Even Modi’s main opposition, the Indian National Congress has backed his government’s stance on Trudeau and Canada in a rare show of unity.
Pressure is now on Trudeau to reveal how Canada obtained the intelligence that led it to so publicly suggest the Indian government was behind the killing.
The prime minister doubled down on his claims Thursday, again saying Canada had “credible reasons to believe that agents of the government of India were involved in the killing of a Canadian on Canadian soil.”
Reuters reported that an unnamed senior Canadian government source said Ottawa worked “very closely” with the United States on the intelligence assessment.
The White House did not respond to The Hill’s request for comment.

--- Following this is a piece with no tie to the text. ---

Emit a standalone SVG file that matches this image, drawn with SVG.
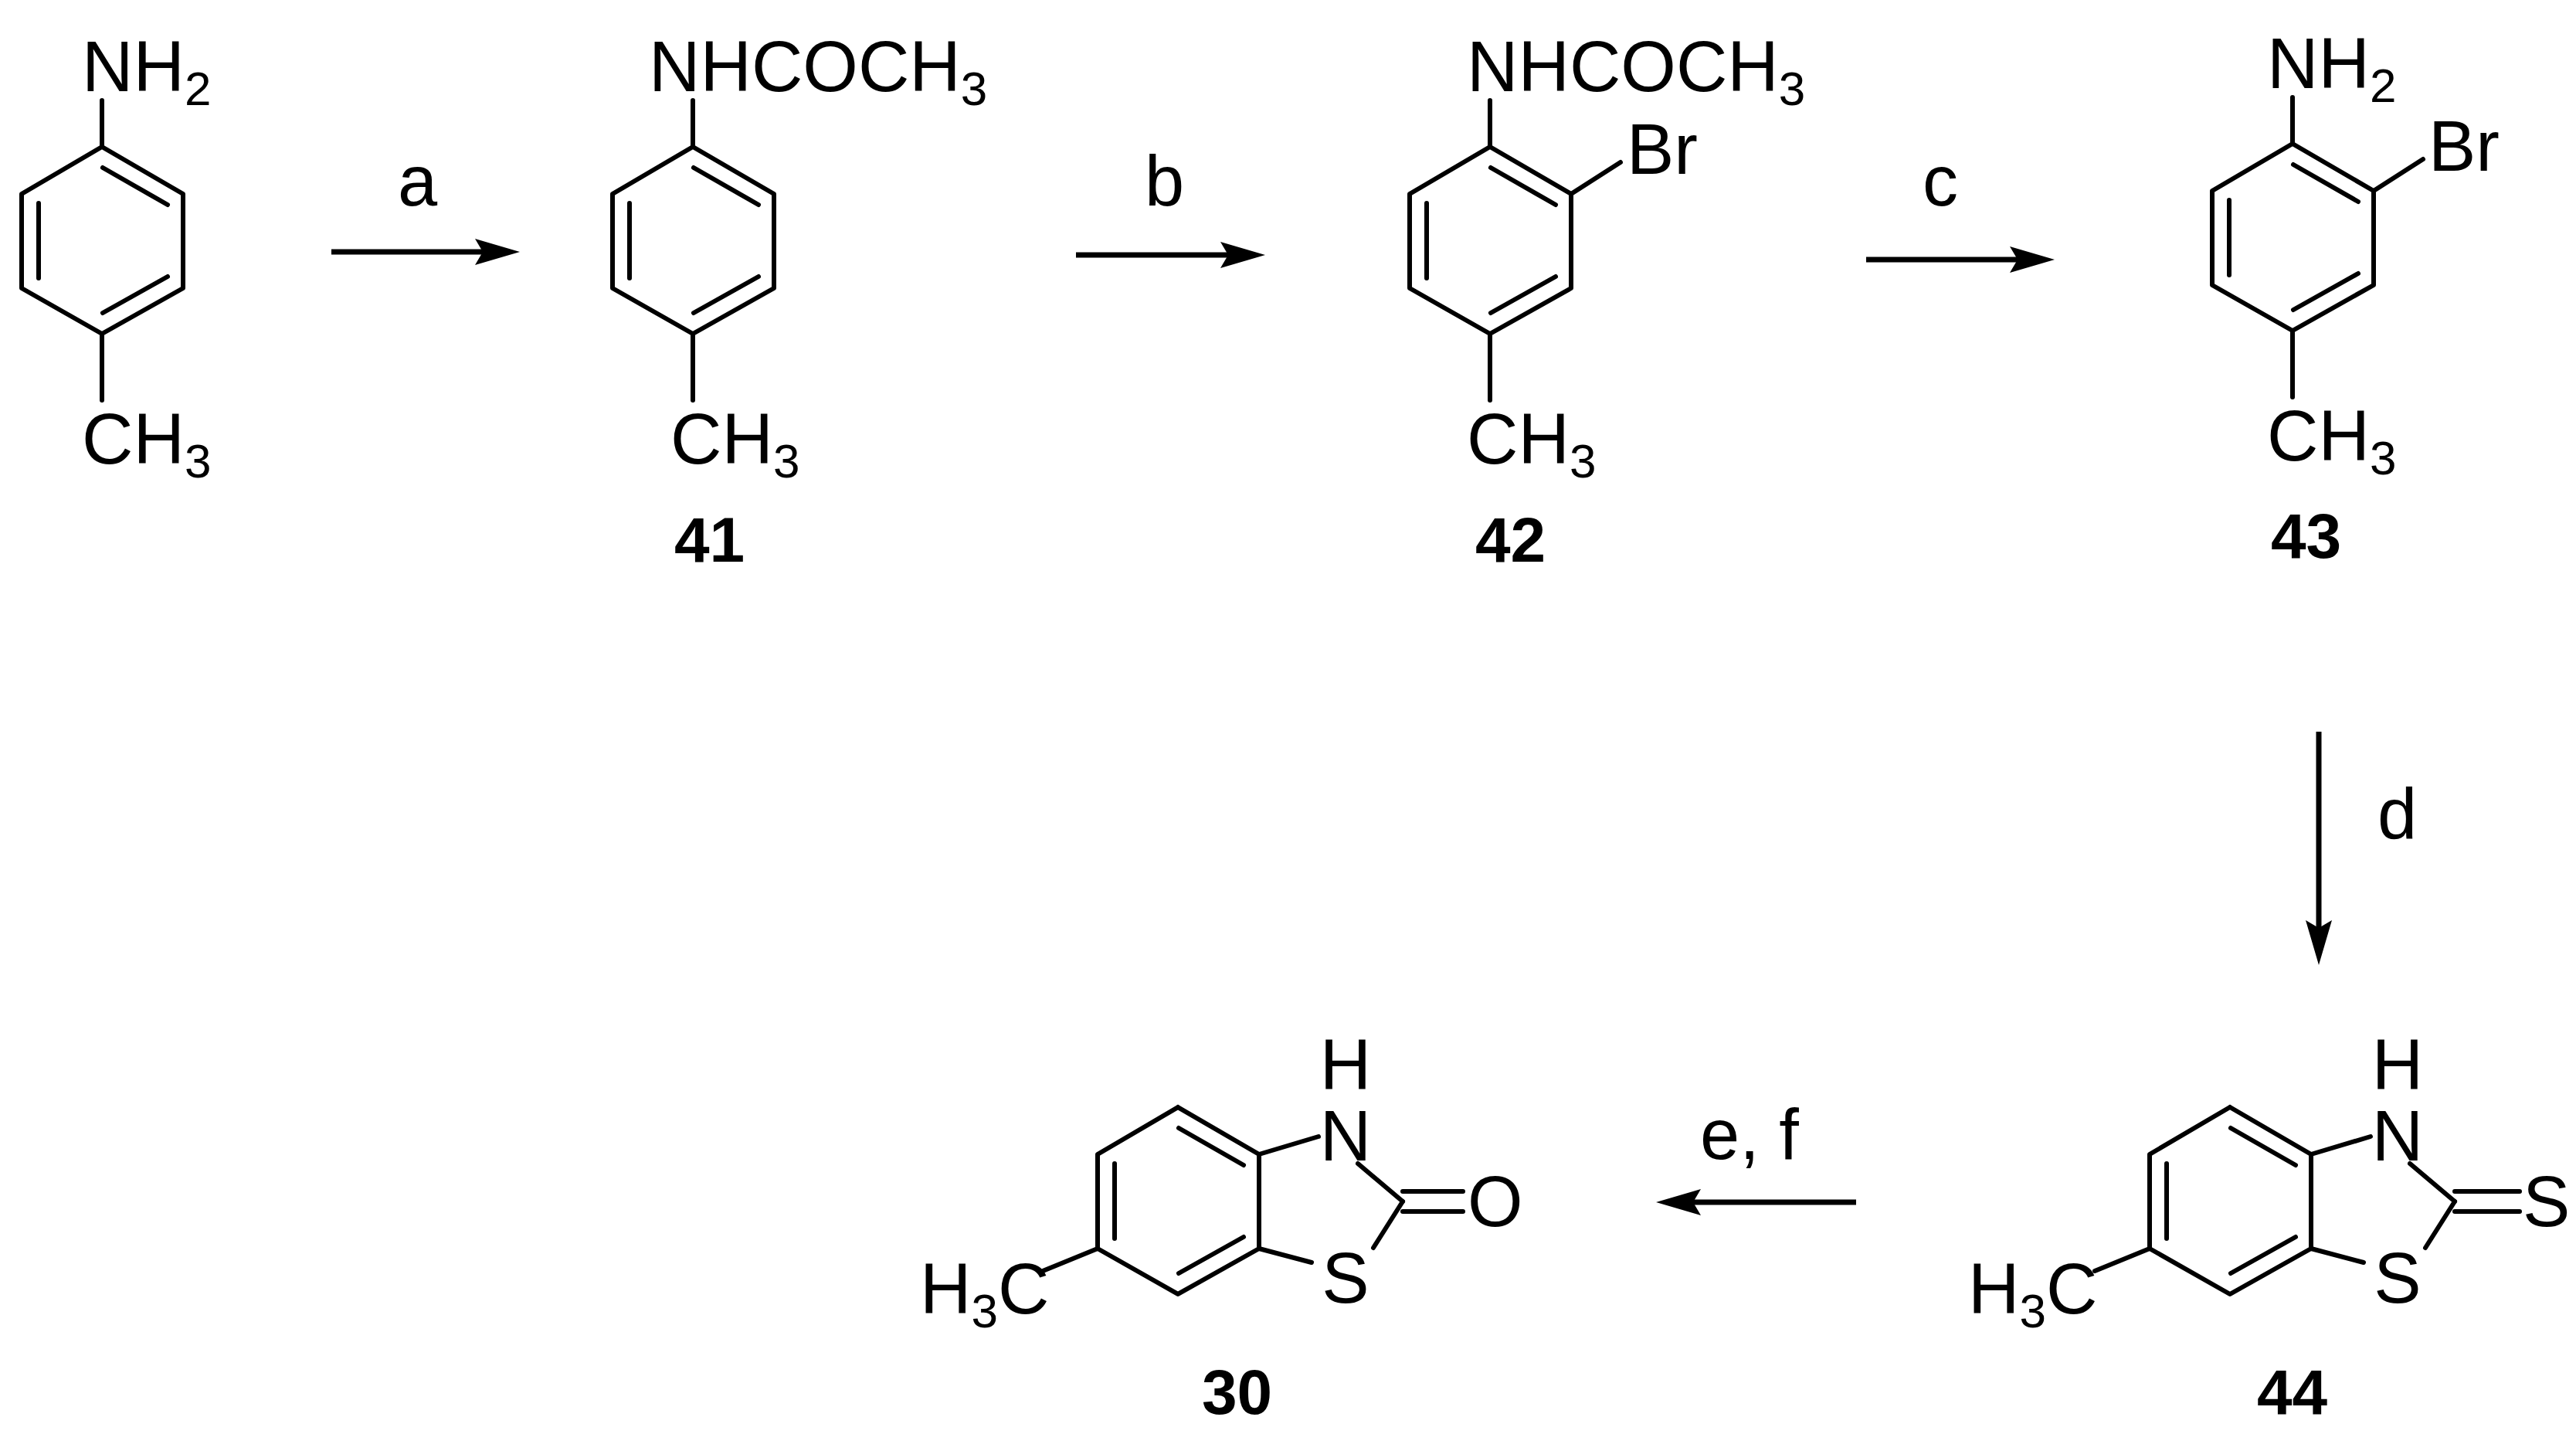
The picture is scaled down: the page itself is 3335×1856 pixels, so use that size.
<svg xmlns="http://www.w3.org/2000/svg" xmlns:xlink="http://www.w3.org/1999/xlink" width="3335" height="1856" viewBox="0 0 3335 1856">
<style>
line,polyline{stroke:#000;stroke-width:6;fill:none;stroke-linecap:round;stroke-linejoin:round}
.arr{stroke-width:7;stroke-linecap:butt}
.head{fill:#000;stroke:none}
text{font-family:"Liberation Sans",Arial,sans-serif;font-size:92px;fill:#000}
.lbl{font-weight:bold;font-size:82px}
.sub{font-size:62px}
</style>
<defs>
<g id="ring">
<polyline points="0,0 105,61 105,183 0,242 -104,183 -104,61 0,0"/>
<line x1="1" y1="27" x2="85" y2="75"/>
<line x1="-82" y1="73" x2="-82" y2="170"/>
<line x1="85" y1="168" x2="1" y2="215"/>
</g>
<path id="ahr" class="head" d="M0,0 L-58,-17 L-48,0 L-58,17 Z"/>
</defs>
<rect width="3335" height="1856" fill="#fff"/>
<g id="toluidine">
<use xlink:href="#ring" x="132" y="190"/>
<line x1="132" y1="130" x2="132" y2="190"/>
<line x1="132" y1="432" x2="132" y2="518"/>
<text x="106" y="118">NH<tspan class="sub" dy="18">2</tspan></text>
<text x="106" y="600">CH<tspan class="sub" dy="18">3</tspan></text>
</g>
<g id="c41">
<use xlink:href="#ring" x="897" y="190"/>
<line x1="897" y1="130" x2="897" y2="190"/>
<line x1="897" y1="432" x2="897" y2="518"/>
<text x="840" y="118">NHCOCH<tspan class="sub" dy="18">3</tspan></text>
<text x="868" y="600">CH<tspan class="sub" dy="18">3</tspan></text>
<text class="lbl" x="873" y="727">41</text>
</g>
<g id="c42">
<use xlink:href="#ring" x="1929" y="190"/>
<line x1="1929" y1="130" x2="1929" y2="190"/>
<line x1="1929" y1="432" x2="1929" y2="518"/>
<line x1="2034" y1="251" x2="2098" y2="210"/>
<text x="1899" y="118">NHCOCH<tspan class="sub" dy="18">3</tspan></text>
<text x="2106" y="225">Br</text>
<text x="1899" y="600">CH<tspan class="sub" dy="18">3</tspan></text>
<text class="lbl" x="1910" y="727">42</text>
</g>
<g id="c43">
<use xlink:href="#ring" x="2968" y="186"/>
<line x1="2968" y1="126" x2="2968" y2="186"/>
<line x1="2968" y1="428" x2="2968" y2="514"/>
<line x1="3073" y1="247" x2="3137" y2="206"/>
<text x="2935" y="114">NH<tspan class="sub" dy="18">2</tspan></text>
<text x="3144" y="221">Br</text>
<text x="2935" y="596">CH<tspan class="sub" dy="18">3</tspan></text>
<text class="lbl" x="2940" y="722">43</text>
</g>
<g id="c44">
<use xlink:href="#ring" x="2887" y="1433"/>
<line x1="2992" y1="1494" x2="3069" y2="1471"/>
<line x1="3120" y1="1506" x2="3178" y2="1555"/>
<line x1="3178" y1="1555" x2="3140" y2="1615"/>
<line x1="2992" y1="1616" x2="3060" y2="1634"/>
<line x1="3178" y1="1542" x2="3262" y2="1542"/>
<line x1="3178" y1="1568" x2="3262" y2="1568"/>
<line x1="2783" y1="1616" x2="2712" y2="1645"/>
<text x="3104" y="1410" text-anchor="middle">H</text>
<text x="3104" y="1502" text-anchor="middle">N</text>
<text x="3104" y="1686" text-anchor="middle">S</text>
<text x="3266" y="1587">S</text>
<text x="2548" y="1700">H<tspan class="sub" dy="18">3</tspan><tspan dy="-18">C</tspan></text>
<text class="lbl" x="2922" y="1830">44</text>
</g>
<g id="c30">
<use xlink:href="#ring" x="1525" y="1433"/>
<line x1="1630" y1="1494" x2="1707" y2="1471"/>
<line x1="1758" y1="1506" x2="1816" y2="1555"/>
<line x1="1816" y1="1555" x2="1778" y2="1615"/>
<line x1="1630" y1="1616" x2="1698" y2="1634"/>
<line x1="1816" y1="1542" x2="1894" y2="1542"/>
<line x1="1816" y1="1568" x2="1894" y2="1568"/>
<line x1="1421" y1="1616" x2="1350" y2="1645"/>
<text x="1742" y="1410" text-anchor="middle">H</text>
<text x="1742" y="1502" text-anchor="middle">N</text>
<text x="1742" y="1686" text-anchor="middle">S</text>
<text x="1900" y="1587">O</text>
<text x="1191" y="1700">H<tspan class="sub" dy="18">3</tspan><tspan dy="-18">C</tspan></text>
<text class="lbl" x="1556" y="1830">30</text>
</g>
<g id="connectors">
<line class="arr" x1="429" y1="326" x2="630" y2="326"/>
<use xlink:href="#ahr" x="673" y="326"/>
<line class="arr" x1="1393" y1="330" x2="1595" y2="330"/>
<use xlink:href="#ahr" x="1638" y="330"/>
<line class="arr" x1="2416" y1="336" x2="2617" y2="336"/>
<use xlink:href="#ahr" x="2660" y="336"/>
<line class="arr" x1="3002" y1="947" x2="3002" y2="1206"/>
<use xlink:href="#ahr" transform="translate(3002,1249) rotate(90)"/>
<line class="arr" x1="2403" y1="1556" x2="2187" y2="1556"/>
<use xlink:href="#ahr" transform="translate(2144,1556) rotate(180)"/>
<text x="515" y="266">a</text>
<text x="1482" y="266">b</text>
<text x="2489" y="266">c</text>
<text x="3078" y="1085">d</text>
<text x="2201" y="1500">e, f</text>
</g>
</svg>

“Canada may not be in a position to reveal” where it got the information, Dhume said, but the Indian view is that “if you’re not in a position to corroborate … then don’t make the allegation in public.”
Yet ultimately it may depend on the U.S. to settle the growing feud, which has resulted in India halting new visas for Canadians and expelling a Canadian diplomat.
“Only the U.S. has the ability to solve this as only they have both trust and influence in both Ottawa and New Delhi,” Dhume added.